Выбрать главу

И вовсе я не собираюсь сочинять второе «Письмо к любимой Молчанова, брошенной им» — типа «Знаю я, в жакетках этаких на Петровке бабья банда, эти польские жакетки к нам привозят контрабандой». Кому-то нравится, и ладно. Должен быть человек, обслуживающий определенный социальный слой с его запросами. Я только против того, чтобы этот социальный слой называл себя культурным, а обслуживающий его человек считался художником. Целая плеяда наших публицистов перестроечной эпохи во второй половине 90-х бросилась объяснять нуворишам, «как надо выглядеть и чем кормить гостей». Я ничего не имею против переквалификации публициста в лакеи, но категорически не желаю, чтобы лакейство продолжало именоваться публицистикой.

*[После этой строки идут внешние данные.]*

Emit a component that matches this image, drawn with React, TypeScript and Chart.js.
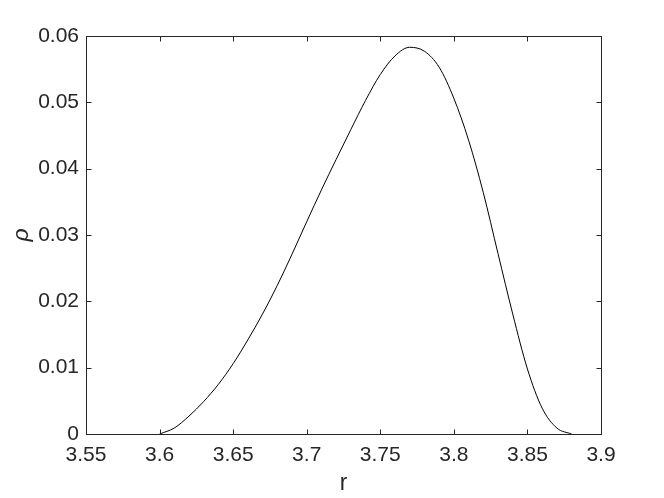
import React, { useEffect, useRef } from "react";
import { Chart, registerables } from "chart.js";

Chart.register(...registerables);

const rValues = [
  3.6, 3.61, 3.62, 3.63, 3.64, 3.65, 3.66, 3.67, 3.68, 3.69, 3.7, 3.71, 3.72,
  3.73, 3.74, 3.75, 3.76, 3.77, 3.78, 3.79, 3.8, 3.81, 3.82, 3.83, 3.84, 3.85,
  3.86, 3.87, 3.88,
];
const rhoValues = [
  0, 0.0009, 0.0027, 0.0049, 0.0075, 0.0106, 0.0142, 0.0181, 0.0224, 0.0271,
  0.032, 0.0368, 0.0414, 0.0459, 0.0503, 0.0542, 0.057, 0.0583, 0.0577,
  0.0553, 0.0506, 0.0443, 0.0364, 0.0272, 0.0181, 0.0098, 0.0039, 0.0009, 0,
];
const xTicks = [3.55, 3.6, 3.65, 3.7, 3.75, 3.8, 3.85, 3.9];
const yTicks = [0, 0.01, 0.02, 0.03, 0.04, 0.05, 0.06];

const AXIS_COLOR = "#262626";
const FONT = "'Liberation Sans', Arial, Helvetica, sans-serif";

const fmt = (v: number) => String(Number(v.toFixed(3)));

const boxPlugin = {
  id: "matlabBox",
  afterDraw(chart: any) {
    const { ctx, chartArea } = chart;
    const { left, right, top, bottom } = chartArea;
    const xs = chart.scales.x;
    const ys = chart.scales.y;
    ctx.save();
    ctx.strokeStyle = AXIS_COLOR;
    ctx.lineWidth = 1;
    ctx.beginPath();
    ctx.rect(left + 0.5, top + 0.5, right - left, bottom - top);
    ctx.stroke();
    ctx.beginPath();
    const len = 5;
    xTicks.forEach((v) => {
      const px = Math.round(xs.getPixelForValue(v)) + 0.5;
      ctx.moveTo(px, bottom + 0.5);
      ctx.lineTo(px, bottom + 0.5 - len);
      ctx.moveTo(px, top + 0.5);
      ctx.lineTo(px, top + 0.5 + len);
    });
    yTicks.forEach((v) => {
      const py = Math.round(ys.getPixelForValue(v)) + 0.5;
      ctx.moveTo(left + 0.5, py);
      ctx.lineTo(left + 0.5 + len, py);
      ctx.moveTo(right + 0.5, py);
      ctx.lineTo(right + 0.5 - len, py);
    });
    ctx.stroke();
    ctx.restore();
  },
};

export default function App() {
  const ref = useRef<HTMLCanvasElement | null>(null);
  useEffect(() => {
    if (!ref.current) return;
    const data = rValues.map((r, i) => ({ x: r, y: rhoValues[i] }));
    const chart = new Chart(ref.current, {
      type: "scatter",
      data: {
        datasets: [
          {
            data,
            showLine: true,
            borderColor: "#000000",
            borderWidth: 1,
            pointRadius: 0,
            cubicInterpolationMode: "monotone",
            fill: false,
          },
        ],
      },
      options: {
        animation: false,
        responsive: false,
        devicePixelRatio: 1,
        layout: { padding: { left: 0, top: 36, right: 63, bottom: 0 } },
        plugins: { legend: { display: false }, tooltip: { enabled: false } },
        scales: {
          x: {
            type: "linear",
            min: 3.55,
            max: 3.9,
            grid: { display: false, drawTicks: false },
            border: { display: false },
            afterBuildTicks: (s: any) => {
              s.ticks = xTicks.map((v) => ({ value: v }));
            },
            afterFit: (s: any) => {
              s.height = 64;
            },
            ticks: {
              color: AXIS_COLOR,
              font: { family: FONT, size: 21 },
              padding: 9,
              maxRotation: 0,
              autoSkip: false,
              callback: (v: any) => fmt(Number(v)),
            },
            title: {
              display: true,
              text: "r",
              color: AXIS_COLOR,
              font: { family: FONT, size: 23 },
              padding: { top: 0, bottom: 1 },
            },
          },
          y: {
            type: "linear",
            min: 0,
            max: 0.06,
            grid: { display: false, drawTicks: false },
            border: { display: false },
            afterBuildTicks: (s: any) => {
              s.ticks = yTicks.map((v) => ({ value: v }));
            },
            afterFit: (s: any) => {
              s.width = 86;
            },
            ticks: {
              color: AXIS_COLOR,
              font: { family: FONT, size: 21 },
              padding: 7,
              autoSkip: false,
              callback: (v: any) => fmt(Number(v)),
            },
            title: {
              display: true,
              text: "ρ",
              color: AXIS_COLOR,
              font: { family: FONT, size: 23, style: "italic" },
              padding: { top: 8, bottom: 0 },
            },
          },
        },
      },
      plugins: [boxPlugin],
    } as any);
    return () => chart.destroy();
  }, []);
  return (
    <div style={{ position: "fixed", left: 0, top: 0, width: 664, height: 498, background: "#fff" }}>
      <canvas ref={ref} width={664} height={498} style={{ width: 664, height: 498 }} />
    </div>
  );
}
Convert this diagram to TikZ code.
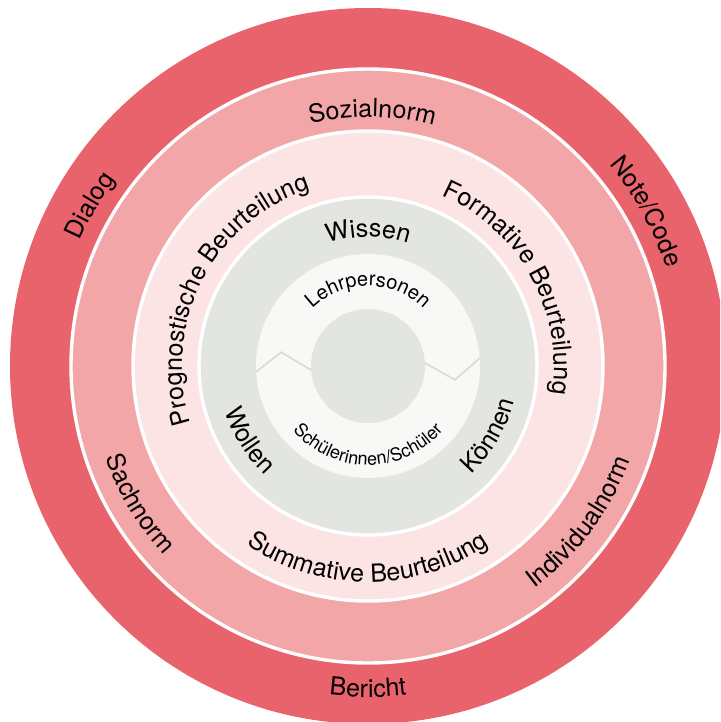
\documentclass[tikz,border=0pt]{standalone}
\usepackage{fontspec}
\setmainfont{TeX Gyre Heros}
\usetikzlibrary{decorations.text}
\definecolor{outerred}{HTML}{E8636C}
\definecolor{midpink}{HTML}{F2A6A8}
\definecolor{lightpink}{HTML}{FCE4E5}
\definecolor{sage}{HTML}{E2E5E0}
\definecolor{ringwhite}{HTML}{F8F8F7}
\definecolor{zigzag}{HTML}{D8DAD5}
\tikzstyle{ring}=[draw=white,line width=1.7pt]
\tikzstyle{zig}=[draw=zigzag,line width=0.8pt,line join=miter]
\newcommand{\bigfont}{\fontsize{12.5}{15}\selectfont}
\newcommand{\midfont}{\fontsize{10}{12}\selectfont}
\newcommand{\smallfont}{\fontsize{9}{11}\selectfont}
% text on an arc, read clockwise (top half) or counterclockwise (bottom half)
\newcommand{\toplabel}[4]{%
  \path[decorate,decoration={text along path,text align=center,text={|#3|#4}}]
    (#1+70:#2) arc[start angle=#1+70,end angle=#1-70,radius=#2];}
\newcommand{\bottomlabel}[4]{%
  \path[decorate,decoration={text along path,text align=center,text={|#3|#4}}]
    (#1-70:#2) arc[start angle=#1-70,end angle=#1+70,radius=#2];}

\begin{document}
\begin{tikzpicture}[x=0.5pt,y=0.5pt]
    \useasboundingbox[fill=white] (0,0) rectangle (720,-722);
    \clip (0,0) rectangle (720,-722);
    \begin{scope}[shift={(368,-366)}]
    % First we draw the bands, outside in
    \fill[outerred] (0,0) circle (358);
    \foreach \rad/\col in {297/midpink, 235/lightpink, 169/sage}
        \path[ring, fill=\col] (0,0) circle (\rad);
    \fill[ringwhite] (0,0) circle (112);
    \fill[sage] (0,0) circle (57);
    % the two bends in the white ring
    \draw[zig] (183:112) -- (171:88) -- (184:57);
    \draw[zig] (3:57) -- (351:88) -- (4:112);

    % Then the labels
    \toplabel{150}{314}{\bigfont}{Dialog}
    \toplabel{29}{314}{\bigfont}{Note/Code}
    \bottomlabel{270}{331}{\bigfont}{Bericht}
    \toplabel{89}{249}{\bigfont}{Sozialnorm}
    \bottomlabel{211}{278}{\bigfont}{Sachnorm}
    \bottomlabel{323.5}{278}{\bigfont}{Individualnorm}
    \toplabel{153}{186}{\bigfont}{Prognostische Beurteilung}
    \toplabel{29}{186}{\bigfont}{Formative Beurteilung}
    \bottomlabel{270}{216}{\bigfont}{Summative Beurteilung}
    \toplabel{90}{129}{\bigfont}{Wissen}
    \bottomlabel{212}{150}{\bigfont}{Wollen}
    \bottomlabel{330}{150}{\bigfont}{Können}
    \toplabel{90}{80}{\midfont}{Lehrpersonen}
    \bottomlabel{270}{99}{\smallfont}{Schülerinnen/Schüler}
    \end{scope}
\end{tikzpicture}
\end{document}
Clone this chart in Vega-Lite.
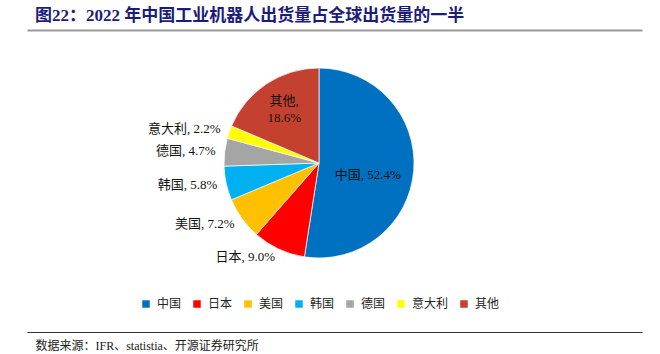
{
  "$schema": "https://vega.github.io/schema/vega-lite/v6.json",
  "autosize": {"type": "none"},
  "width": 584,
  "height": 266,
  "padding": {"left": 27, "top": 30, "right": 49, "bottom": 58},
  "background": "white",
  "title": {
    "text": "图22：2022 年中国工业机器人出货量占全球出货量的一半",
    "anchor": "start",
    "frame": "group",
    "dx": 8,
    "offset": 5,
    "font": "Liberation Serif, Noto Sans CJK SC",
    "fontSize": 17,
    "fontWeight": "bold",
    "color": "#1C1C7C"
  },
  "data": {
    "values": [
      {"country": "中国", "share": 52.4, "label": "中国, 52.4%"},
      {"country": "日本", "share": 9.0, "label": "日本, 9.0%"},
      {"country": "美国", "share": 7.2, "label": "美国, 7.2%"},
      {"country": "韩国", "share": 5.8, "label": "韩国, 5.8%"},
      {"country": "德国", "share": 4.7, "label": "德国, 4.7%"},
      {"country": "意大利", "share": 2.2, "label": "意大利, 2.2%"},
      {"country": "其他", "share": 18.6, "label": "其他,\n18.6%"}
    ]
  },
  "transform": [{"window": [{"op": "row_number", "as": "idx"}]}],
  "layer": [
    {
      "mark": {"type": "arc", "outerRadius": 95, "stroke": "white", "strokeWidth": 0.7},
      "encoding": {
        "theta": {"field": "share", "type": "quantitative", "stack": true},
        "order": {"field": "idx", "type": "quantitative"},
        "color": {
          "field": "country",
          "type": "nominal",
          "sort": null,
          "scale": {
            "domain": ["中国", "日本", "美国", "韩国", "德国", "意大利", "其他"],
            "range": ["#0070C0", "#FF0000", "#FFC000", "#00B0F0", "#A5A5A5", "#FFFF00", "#C5412F"]
          },
          "legend": {
            "orient": "none",
            "direction": "horizontal",
            "legendX": 113,
            "legendY": 268,
            "title": null,
            "padding": 0,
            "symbolType": "square",
            "symbolSize": 56,
            "symbolStrokeWidth": 0,
            "labelFont": "Liberation Serif, Noto Sans CJK SC",
            "labelFontSize": 12,
            "labelColor": "#222222",
            "labelOffset": 5,
            "columnPadding": 9
          }
        }
      }
    },
    {
      "mark": {"type": "text", "radius": 104, "align": "right", "baseline": "middle", "font": "Liberation Serif, Noto Sans CJK SC", "fontSize": 13, "color": "#111111"},
      "encoding": {
        "theta": {"field": "share", "type": "quantitative", "stack": true},
        "order": {"field": "idx", "type": "quantitative"},
        "text": {"condition": {"test": "datum.country !== '中国' && datum.country !== '其他'", "field": "label"}, "value": ""}
      }
    },
    {
      "mark": {"type": "text", "radius": 49, "dy": 8, "align": "center", "baseline": "middle", "font": "Liberation Serif, Noto Sans CJK SC", "fontSize": 13, "color": "#111111"},
      "encoding": {
        "theta": {"field": "share", "type": "quantitative", "stack": true},
        "order": {"field": "idx", "type": "quantitative"},
        "text": {"condition": {"test": "datum.country === '中国'", "field": "label"}, "value": ""}
      }
    },
    {
      "mark": {"type": "text", "radius": 63, "dy": -9, "align": "center", "baseline": "middle", "lineBreak": "\n", "lineHeight": 17, "font": "Liberation Serif, Noto Sans CJK SC", "fontSize": 13, "color": "#111111"},
      "encoding": {
        "theta": {"field": "share", "type": "quantitative", "stack": true},
        "order": {"field": "idx", "type": "quantitative"},
        "text": {"condition": {"test": "datum.country === '其他'", "field": "label"}, "value": ""}
      }
    },
    {
      "mark": {"type": "rule", "opacity": 0},
      "encoding": {
        "x": {
          "datum": 0,
          "type": "quantitative",
          "scale": {"domain": [0, 1], "range": [0, 615]},
          "axis": {"orient": "top", "domain": true, "domainColor": "#9A9A9A", "domainWidth": 2, "ticks": false, "labels": false, "grid": false, "title": null}
        }
      }
    },
    {
      "mark": {"type": "rule", "opacity": 0},
      "encoding": {
        "x": {
          "datum": 0,
          "type": "quantitative",
          "scale": {"domain": [0, 1], "range": [0, 615]},
          "axis": {
            "orient": "bottom",
            "offset": 36,
            "domain": true,
            "domainColor": "#333333",
            "domainWidth": 1,
            "ticks": false,
            "labels": false,
            "grid": false,
            "title": "数据来源：IFR、statistia、开源证券研究所",
            "titleAnchor": "start",
            "titleAlign": "left",
            "titleBaseline": "middle",
            "titleX": 8,
            "titleY": 13,
            "titleFont": "Liberation Serif, Noto Sans CJK SC",
            "titleFontSize": 12,
            "titleFontWeight": "normal",
            "titleColor": "#222222"
          }
        }
      }
    }
  ],
  "resolve": {"scale": {"x": "independent"}, "axis": {"x": "independent"}},
  "config": {"view": {"stroke": null}}
}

Точно так же и «Упасть вверх» не может рассматриваться в традиционной системе эстетических координат: это фильм для современного Присыпкина, но художником будет не тот, кто новым Олегом Баяном выучит этого Присыпкина танцевать шимми, а тот, кто напишет про них обоих «Клопа». У Гюнтера Грасса есть сатирический роман «Собачьи годы», роман о наших впору бы назвать «Щенячьи». Дело не только в том, что новая российская культура созидается отпрысками великих гончих прошлого столетия, сыновьями советской элиты, но и в том, что вся эта культура заново учится ходить. Что будет с ней дальше, понятно уже сейчас: миновав естественный период подражательства и ориентации на «новейшие западные образцы», она возмужает, повзрослеет, станет критичнее к себе (уже становится — см. «В движении») и начнет снимать настоящее кино. Так было с российским искусством 20-х, которое после безмерного упрощения и опошления Серебряного века стало выдавать уже вполне серьезные тексты и фильмы, вроде «Вора», «Двенадцати стульев» и «Окраины». Я позволю себе процитировать один роман тех времен, не указывая, на всякий случай, автора. В романе этом (действие происходит в 18-м году) герой проходит мимо своего дома, откуда его выселили в результате пресловутых «уплотнений».

«N прошел и мимо собственного дома, но почти ничего не почувствовал. Разве что жалость кольнула ему сердце — но не к себе, а к дому, в стенах которого прежде велись разговоры, смеялись прелестные женщины, обитали призраки, порожденные воображением N, — а теперь кипят свары, сохнет белье, сапоги стучат по паркету… Дом словно глянул на него всеми окнами, послав мимолетную мольбу о спасении — помоги, не я ли давал тебе некогда приют?! — но он покачал головой: что же я могу? Наверное, я был лучшим жильцом, чем они; но прости меня, я бессилен. Пусть тебя строили не для таких, как они, — но ведь это еще неизвестно, кто кого переделает. Что с них спрашивать, они затопчут, изуродуют, исковыряют тебя наскальной живописью, захаркают подъезды, исщербят лестницу, по которой столько раз поднималась ко мне лучшая из лучших, а до и после — множество ее предвестниц и заместительниц; но и ты не будешь стоять памятником. Исподволь, незаметно, самим ритмом своих лестниц, закопченных лепнин и затоптанных паркетов, и тускнеющей мозаичной картиной на стене, и тайным благородством контуров, вплоть до ржавой башенки на крыше, ты проникнешь в их кровь и плоть, заставишь иначе двигаться и говорить, растворишься в них и победишь в конечном итоге, заставив их детей оттирать и заново белить твои высокие потолки, восстанавливать мозаику, замазывать ругань на стенах. Ты станешь им не только домом, но миром, выполнив главную задачу прямых и ясных питерских улиц с их тесно составленными домами: ты выпрямишь кого угодно. В голосах захватчиков зазвучит неведомая прежде скромная гордость, в склоках появится страсть высокой трагедии. Дружелюбные призраки, созданные мной, войдут в их сны. Ты победишь, ибо сделан из камня, и потому у тебя есть время.